I gather the sounds and sights of this White House in my mind, to get me through the moments back in Switzerland where stress may swell and surge. I take it all in: the patter of Cloey’s claws against the freezing tile flooring, the sound of Gayatri’s laughter as she takes refuge behind the heavy living room curtains (my baby is bringing curtain hide-and-seek I called “dakshalacing” as a toddler back, seriously) and so much more. I always tell my shrink back in Switzerland that the smell of chocolate brings me back here, probably because every trip the same brownie recipe coerces me back into Baker Rina mode, even when I’m not supposed to be eating them myself.
Nani may have been shocked by the appearance of Mr. Bhardwaj, the young leather pants and jacket-wearing architect, all those years ago. But his concept combined with her perseverance and sense of style is the reason these lime-stone walls are still standing over sixty years later. Our home and garden were built from vision and heart with innovation and creativity: I thank the toil of donkeys to bring in the red gravel I hold so dear, and feel that in a way these walls do talk. The impractical pit in the middle of the link’s floor may be long gone but even the teakwood flooring to replace it is from our very own factory. Old machinery from the mill has become sculptural garden décor rather than ended up as scrap metal and will long remain a testament to how far the White House has come. It’s hard to imagine that this house has seen times when television and Internet connectivity didn’t exist and today it has functional Netflix streaming abilities.
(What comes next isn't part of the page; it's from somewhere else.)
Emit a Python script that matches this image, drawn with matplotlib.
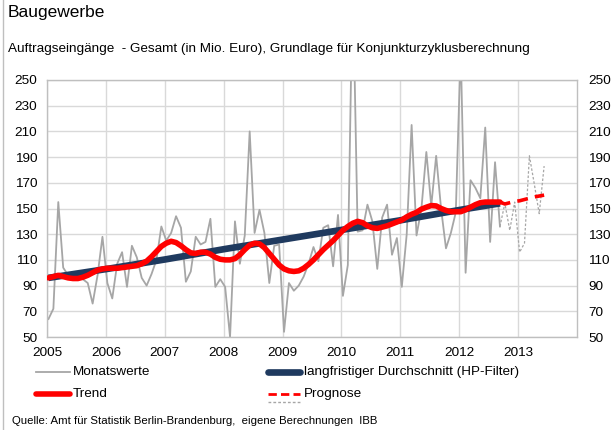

Our White House has been home to multiple generations and holds a lifetime of memories for my entire family. Over the last sixty years it has proved capable of changing with the times and yet retaining the warmth, security and heart at its very core. For me it is a nostalgic and sentimental place, but it is also strong, safe and enduring. The famous series ending line of my favorite show One Tree Hill goes: “There is only One Tree Hill and it is your home.” The way my favorite fictional characters thrive in their small town, I can safely say that there is only one Shivpuri White House and it is my home.